Pendam itu pelan-pelan menyeretku siang ini. Memintaku bercermin pada kubang luka berdarah yang menganga dan menggenang di tepian hati. Sedang rindu, bermukim di antaranya, menunggu hingga ada rasa yang bertemu. Aku lelah, terjebak pada bayang lalu dan menawarkan bungkus silam bernama kenangan. Kapan rasa itu akan menepi?
(2)
“Pergi kemanakah kata ketika ia tak terucapkan?”

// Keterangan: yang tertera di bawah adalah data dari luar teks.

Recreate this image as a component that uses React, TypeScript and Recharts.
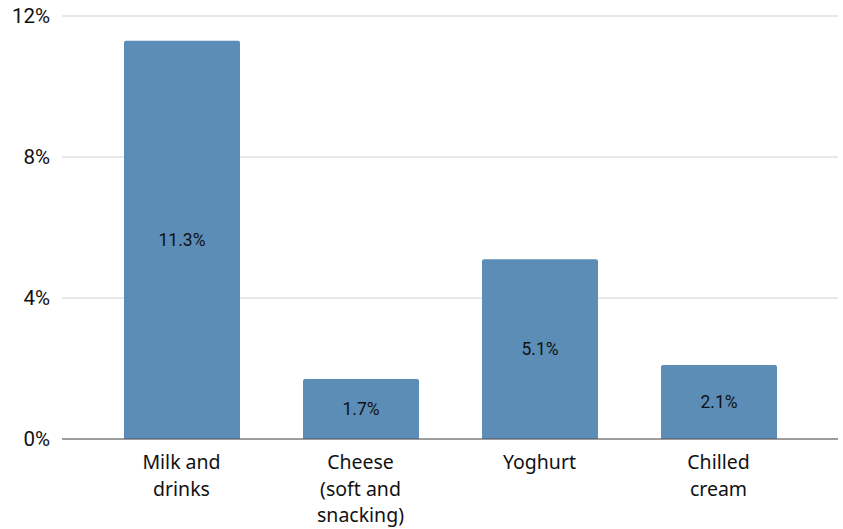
import { BarChart, Bar, XAxis, YAxis, CartesianGrid, LabelList } from 'recharts';

const categories = ['Milk and\ndrinks', 'Cheese\n(soft and\nsnacking)', 'Yoghurt', 'Chilled\ncream'];
const shares = [11.3, 1.7, 5.1, 2.1];
const yTicks = [0, 4, 8, 12];

const data = categories.map((name, i) => ({ name, value: shares[i] }));

// multi-line category tick
const CategoryTick = ({ x, y, payload }: any) => {
  const lines = String(payload.value).split('\n');
  return (
    <text x={x} y={y} textAnchor="middle" fill="#111" fontSize={19.5} fontFamily="'Noto Sans', sans-serif">
      {lines.map((line, i) => (
        <tspan key={i} x={x} dy={i === 0 ? 22 : 26.5}>{line}</tspan>
      ))}
    </text>
  );
};

export default function App() {
  return (
    <div style={{ position: 'absolute', left: 0, top: 0, background: '#fff' }}>
      <BarChart width={843} height={529} data={data} margin={{ top: 16, right: 5, bottom: 0, left: 0 }}>
        <CartesianGrid stroke="#d0d0d0" vertical={false} />
        <XAxis
          dataKey="name"
          height={90}
          padding={{ left: 30, right: 30 }}
          tickLine={false}
          axisLine={{ stroke: '#555', strokeWidth: 1.2 }}
          tick={<CategoryTick />}
          interval={0}
        />
        <YAxis
          width={62}
          domain={[0, 12]}
          ticks={yTicks}
          tickFormatter={(v) => `${v}%`}
          tickLine={false}
          axisLine={false}
          tickMargin={6}
          tick={{ fill: '#111', fontSize: 20.5, fontFamily: 'Roboto, sans-serif' }}
        />
        <Bar dataKey="value" fill="#5b8db6" barSize={116} radius={[2, 2, 0, 0]} isAnimationActive={false}>
          <LabelList
            dataKey="value"
            position="center"
            formatter={(v: any) => `${v}%`}
            fill="#111"
            fontSize={17.5}
            fontFamily="Roboto, sans-serif"
          />
        </Bar>
      </BarChart>
    </div>
  );
}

Aku selalu takut ketika waktu menulis skenario yang membuatku sekedar berpapasan denganmu. Karena aku tahu, akan ada rindu yang tertinggal setelahnya; menghabisiku perlahan. Bermuara pada sakit yang menyesakkan dada. Mungkin akan berakhir, berujung, habis. Tapi, luka telah meninggalkan jejak; yang tak akan beranjak. Jauh kemudian, aku terus belajar mencintai luka itu.
(3)
“Ketika kutitipkan rasa pada tirai hujan, aku bisa memelukmu. Tanpa kamu harus tahu itu aku.”
Tepat di seberang kompleks, aku melihat sepasang kekasih bertukar canda dan menderai tawa dalam bingkai rasa. Waktu terasa berhenti, aku teringat ketika sahabatku merekam siluet bayangmu. Siluetmu yang tengah duduk di sebuah kedai teh, dengan dua gelas teh. Satu untukmu, satu untuknya. Rekaman yang terus berputar dan berulang di benakku. Ada tangis yang pecah, aku tak tahu mengapa. Sesaat, aku hanya ingin menjelma hujan. Hadir di selipan sudut hatimu tanpa kamu tahu itu adalah aku. Memelukmu tanpa menjelaskan banyak hal.
(end)
Apakah tiap untai rasa bisa kukemas dalam wujud ilusi? Biar ia hanya tertinggal sebagai mimpi, yang ketika aku terbangun, semuanya lesap; mati. 

Aku tidak lelah, hanya saja aku memilih untuk menyerah. I surrendered.